• [Task instructions] Scan the listing below. Report each line that includes "React".

Code that draws figures
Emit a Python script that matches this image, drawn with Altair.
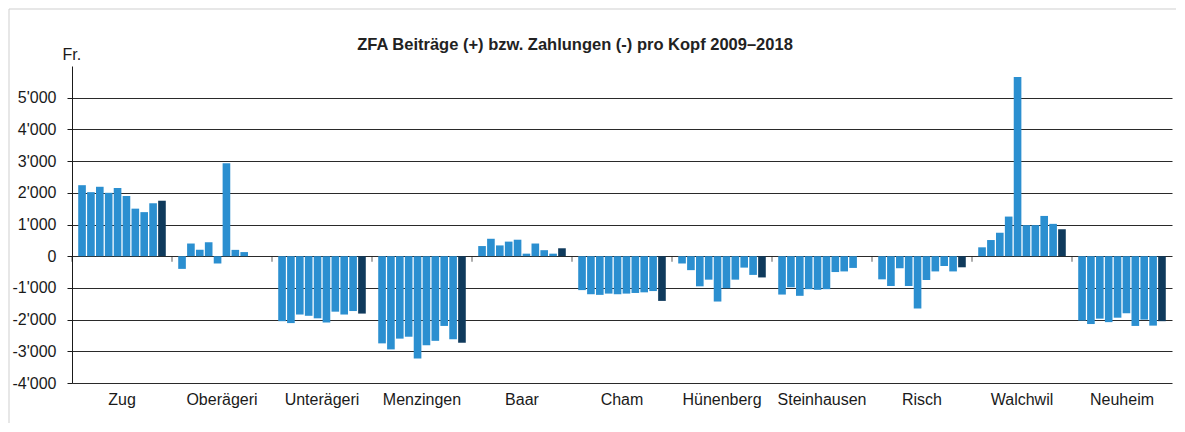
import altair as alt
import pandas as pd

gemeinden = ["Zug", "Oberägeri", "Unterägeri", "Menzingen", "Baar", "Cham",
             "Hünenberg", "Steinhausen", "Risch", "Walchwil", "Neuheim"]
jahre = [2009, 2010, 2011, 2012, 2013, 2014, 2015, 2016, 2017, 2018]

zug = [2240, 2020, 2190, 2000, 2150, 1900, 1500, 1390, 1670, 1750]
oberaegeri = [-400, 400, 200, 440, -230, 2930, 200, 130, 0, 0]
unteraegeri = [-2050, -2110, -1840, -1880, -1960, -2090, -1750, -1840, -1730, -1810]
menzingen = [-2750, -2940, -2600, -2540, -3230, -2810, -2670, -2200, -2620, -2730]
baar = [320, 550, 340, 460, 520, 80, 400, 190, 80, 250]
cham = [-1070, -1200, -1220, -1180, -1200, -1180, -1160, -1140, -1100, -1410]
huenenberg = [-230, -440, -950, -740, -1430, -1010, -740, -360, -590, -670]
steinhausen = [-1210, -980, -1250, -1040, -1060, -1040, -500, -480, -370, 0]
risch = [-730, -940, -380, -940, -1650, -750, -480, -310, -480, -350]
walchwil = [280, 510, 740, 1250, 5650, 980, 980, 1270, 1020, 850]
neuheim = [-2030, -2140, -1970, -2080, -1940, -1800, -2200, -2000, -2190, -2050]

y_ticks = [-4000, -3000, -2000, -1000, 0, 1000, 2000, 3000, 4000, 5000]

werte = [zug, oberaegeri, unteraegeri, menzingen, baar, cham,
         huenenberg, steinhausen, risch, walchwil, neuheim]

rows = []
for g, vals in zip(gemeinden, werte):
    for j, v in zip(jahre, vals):
        rows.append({"Gemeinde": g, "Jahr": j, "Wert": v})
df = pd.DataFrame(rows)

LIGHT = "#2b8fd0"
DARK = "#0f3a5c"
FONT = "Liberation Sans"

y_scale = alt.Scale(domain=[-4000, 6000], nice=False)
y_axis = alt.Axis(values=y_ticks, grid=True, gridColor="#2a2a2a", gridWidth=1,
                  domainColor="#1a1a1a", tickColor="#1a1a1a", tickSize=5,
                  labelOverlap=False, labelFlush=False,
                  labelPadding=11, labelFontSize=16, labelFont=FONT,
                  labelColor="#1a1a1a",
                  labelExpr="(datum.value < 0 ? '-' : '') + replace(format(abs(datum.value), ','), ',', \"'\")",
                  title="Fr.", titleAngle=0, titleX=-10, titleY=-4,
                  titleAlign="left", titleBaseline="bottom",
                  titleFontWeight="normal", titleFontSize=16, titleFont=FONT,
                  titleColor="#1a1a1a")
x_axis = alt.Axis(title=None, ticks=False, domain=False, labelAngle=0,
                  labelFontSize=16, labelPadding=8, labelColor="#1a1a1a",
                  labelFont=FONT, grid=False, labelOverlap=False)
x_scale = alt.Scale(paddingInner=0, paddingOuter=0)

bars = alt.Chart(df).mark_bar().encode(
    x=alt.X("Gemeinde:N", sort=gemeinden, scale=x_scale, axis=x_axis),
    xOffset=alt.XOffset("Jahr:O", scale=alt.Scale(paddingInner=0.14, paddingOuter=0.7)),
    y=alt.Y("Wert:Q", scale=y_scale, axis=y_axis),
    color=alt.condition(alt.datum.Jahr == 2018, alt.value(DARK), alt.value(LIGHT)),
)

tick_df = pd.DataFrame({"Gemeinde": gemeinden})
ticks = alt.Chart(tick_df).mark_tick(orient="vertical", size=5, yOffset=3,
                                     color="#1a1a1a", thickness=1).encode(
    x=alt.X("Gemeinde:N", sort=gemeinden, bandPosition=0, scale=x_scale, axis=x_axis),
    y=alt.YDatum(0, scale=y_scale, axis=y_axis),
)

frame = alt.Chart(pd.DataFrame({"a": [0]})).mark_rect(
    filled=False, stroke="#cfcfcf", strokeWidth=1, clip=False
).encode(
    x=alt.value(-63), x2=alt.value(1150), y=alt.value(-57), y2=alt.value(420)
)

chart = alt.layer(frame, bars, ticks).properties(
    width=1100, height=317,
    autosize=alt.AutoSizeParams(type="none"),
    padding={"left": 64, "top": 58, "right": 4, "bottom": 40},
    title=alt.Title("ZFA Beiträge (+) bzw. Zahlungen (-) pro Kopf 2009–2018",
                    fontSize=16.5, font=FONT, fontWeight="bold", anchor="middle",
                    dx=-47, dy=49, color="#222222"),
).configure_view(stroke=None)

chart.save("out.html", embed_options={"renderer": "svg", "actions": False})
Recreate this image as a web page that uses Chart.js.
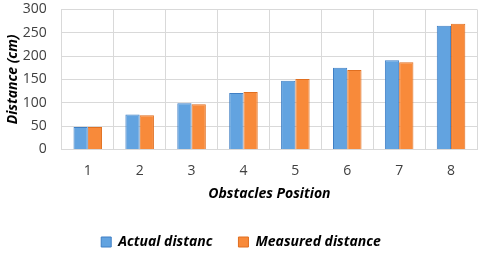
<!DOCTYPE html>
<html>
<head>
<meta charset="utf-8">
<script src="https://cdn.jsdelivr.net/npm/chart.js@4"></script>
<style>
  body { margin: 0; background: #fff; }
  #wrap { width: 480px; height: 255px; }
</style>
</head>
<body>
<div id="wrap"><canvas id="myChart"></canvas></div>
<script>
const positions = ["1", "2", "3", "4", "5", "6", "7", "8"];
const actualDistance = [48, 75, 99, 121, 147, 175, 191, 265];
const measuredDistance = [48, 73, 97, 123, 151, 170, 187, 269];

Chart.defaults.font.family = "'Open Sans', sans-serif";
Chart.defaults.color = "#404040";

const ctx = document.querySelector("#myChart");
const chart = new Chart(ctx, {
  type: "bar",
  data: {
    labels: positions,
    datasets: [
      {
        label: "Actual distanc",
        data: actualDistance,
        backgroundColor: "#62a3e0",
        borderColor: "#3f7fc4",
        borderWidth: 1,
      },
      {
        label: "Measured distance",
        data: measuredDistance,
        backgroundColor: "#f88a3a",
        borderColor: "#e06f20",
        borderWidth: 1,
      },
    ],
  },
  options: {
    responsive: true,
    maintainAspectRatio: false,
    animation: false,
    // negative bottom so the wide legend spacing doesn't push it up
    layout: { padding: { top: 3, right: 3, left: 5, bottom: -4 } },
    datasets: {
      bar: { categoryPercentage: 0.55, barPercentage: 1 },
    },
    plugins: {
      legend: {
        position: "bottom",
        labels: {
          boxWidth: 10,
          boxHeight: 10,
          padding: 26,
          color: "#000",
          font: { size: 14, weight: "bold", style: "italic" },
        },
      },
      tooltip: { enabled: false },
    },
    scales: {
      x: {
        grid: { color: "#d9d9d9", tickColor: "rgba(0,0,0,0)", tickLength: 13 },
        border: { color: "#d9d9d9" },
        ticks: { padding: 0, font: { size: 14 } },
        title: {
          display: true,
          text: "Obstacles Position",
          color: "#000",
          font: { size: 14, weight: "bold", style: "italic" },
          padding: { top: 6, bottom: 7 },
        },
      },
      y: {
        min: 0,
        max: 300,
        grid: { color: "#d9d9d9", tickColor: "rgba(0,0,0,0)", tickLength: 14 },
        border: { color: "#d9d9d9" },
        ticks: { stepSize: 50, padding: 1, autoSkip: false, font: { size: 14 } },
        title: {
          display: true,
          text: "Distance (cm)",
          color: "#000",
          font: { size: 14, weight: "bold", style: "italic" },
          padding: 0,
        },
      },
    },
  },
});
</script>
</body>
</html>
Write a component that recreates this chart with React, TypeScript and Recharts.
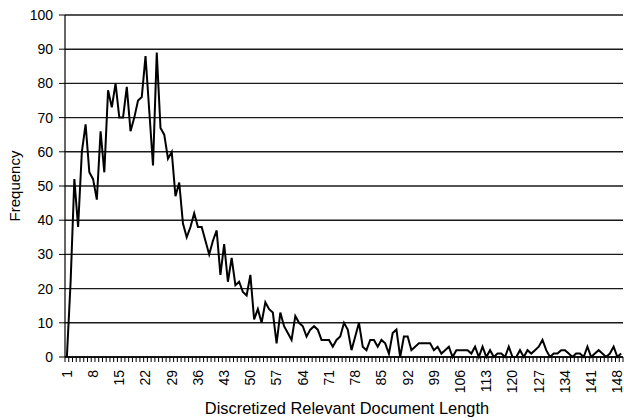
import React from 'react';
import { LineChart, Line, XAxis, YAxis, CartesianGrid, Label } from 'recharts';

// Discretized document length buckets (1..149) and how often each occurs
const lengthBuckets: number[] = Array.from({ length: 149 }, (_, i) => i + 1);

const frequency: number[] = [
  0, 22, 52, 38, 60, 68, 54, 52, 46, 66,
  54, 78, 73, 80, 70, 70, 79, 66, 70, 75,
  76, 88, 72, 56, 89, 67, 65, 58, 60, 47,
  51, 39, 35, 38, 42, 38, 38, 34, 30, 34,
  37, 24, 33, 22, 29, 21, 22, 19, 18, 24,
  11, 14, 10, 16, 14, 13, 4, 13, 9, 7,
  5, 12, 10, 9, 6, 8, 9, 8, 5, 5,
  5, 3, 5, 6, 10, 8, 2, 6, 10, 3,
  2, 5, 5, 3, 5, 4, 1, 7, 8, 0,
  6, 6, 2, 3, 4, 4, 4, 4, 2, 3,
  1, 2, 3, 0, 2, 2, 2, 2, 1, 3,
  0, 3, 0, 2, 0, 1, 1, 0, 3, 0,
  0, 2, 0, 2, 1, 2, 3, 5, 2, 0,
  1, 1, 2, 2, 1, 0, 1, 1, 0, 3,
  0, 1, 2, 1, 0, 1, 3, 0, 1,
];

const xTickLabels: number[] = [1, 8, 15, 22, 29, 36, 43, 50, 57, 64, 71, 78, 85, 92, 99, 106, 113, 120, 127, 134, 141, 148];
const yTicks: number[] = [0, 10, 20, 30, 40, 50, 60, 70, 80, 90, 100];

const rows = lengthBuckets.map((x, i) => ({ x, freq: frequency[i] }));

const CHART_W = 624;
const CHART_H = 420;
const Y_AXIS_W = 65;
const MARGIN = { top: 15, right: 1, bottom: 0, left: 0 };
const FONT = '"Liberation Sans", Arial, Helvetica, sans-serif';

// half of one category band, used to put the minor tick marks between buckets
const plotW = CHART_W - Y_AXIS_W - MARGIN.left - MARGIN.right;
const halfBand = plotW / lengthBuckets.length / 2;
const labelled = new Set(xTickLabels);

const BucketTick = (props: any) => {
  const { x, y, payload } = props;
  const v = payload.value as number;
  const ly = y + 13;
  return (
    <g>
      <line x1={x - halfBand} x2={x - halfBand} y1={y} y2={y + 5} stroke="#000" strokeWidth={1} />
      {v === lengthBuckets[lengthBuckets.length - 1] && (
        <line x1={x + halfBand} x2={x + halfBand} y1={y} y2={y + 5} stroke="#000" strokeWidth={1} />
      )}
      {labelled.has(v) && (
        <text
          x={x}
          y={ly}
          transform={`rotate(-90, ${x}, ${ly})`}
          textAnchor="end"
          dy="0.35em"
          fontSize={14}
          fontFamily={FONT}
          fill="#000"
        >
          {v}
        </text>
      )}
    </g>
  );
};

const XTitle = (props: any) => {
  const vb = props.viewBox;
  return (
    <text
      x={vb.x + vb.width / 2 + 3}
      y={408}
      textAnchor="middle"
      dy="0.35em"
      fontSize={16.4}
      fontFamily={FONT}
      fill="#000"
    >
      Discretized Relevant Document Length
    </text>
  );
};

const YTitle = (props: any) => {
  const vb = props.viewBox;
  const cx = 15;
  const cy = vb.y + vb.height / 2;
  return (
    <text
      x={cx}
      y={cy}
      transform={`rotate(-90, ${cx}, ${cy})`}
      textAnchor="middle"
      dy="0.35em"
      fontSize={15}
      fontFamily={FONT}
      fill="#000"
    >
      Frequency
    </text>
  );
};

export default function App() {
  return (
    <div style={{ position: 'absolute', left: 0, top: 0, background: '#fff' }}>
      <LineChart width={CHART_W} height={CHART_H} data={rows} margin={MARGIN}>
        <CartesianGrid vertical={false} horizontal stroke="#1a1a1a" strokeWidth={1.4} />
        <XAxis
          dataKey="x"
          type="number"
          domain={[0.5, 149.5]}
          ticks={lengthBuckets}
          interval={0}
          height={CHART_H - 357}
          tickSize={0}
          tickMargin={0}
          tickLine={false}
          tick={<BucketTick />}
          axisLine={{ stroke: '#000', strokeWidth: 1.4 }}
        >
          <Label content={XTitle} />
        </XAxis>
        <YAxis
          type="number"
          domain={[0, 100]}
          ticks={yTicks}
          interval={0}
          width={Y_AXIS_W}
          tickSize={6}
          tickMargin={6}
          tickLine={{ stroke: '#000' }}
          axisLine={{ stroke: '#000', strokeWidth: 1.2 }}
          tick={{ fontSize: 14, fontFamily: FONT, fill: '#000' }}
        >
          <Label content={YTitle} />
        </YAxis>
        <Line
          type="linear"
          dataKey="freq"
          stroke="#000"
          strokeWidth={2}
          dot={false}
          isAnimationActive={false}
        />
      </LineChart>
    </div>
  );
}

• [Result of the task]
Write a component that recreates this chart with React, TypeScript and Recharts.
import React from 'react';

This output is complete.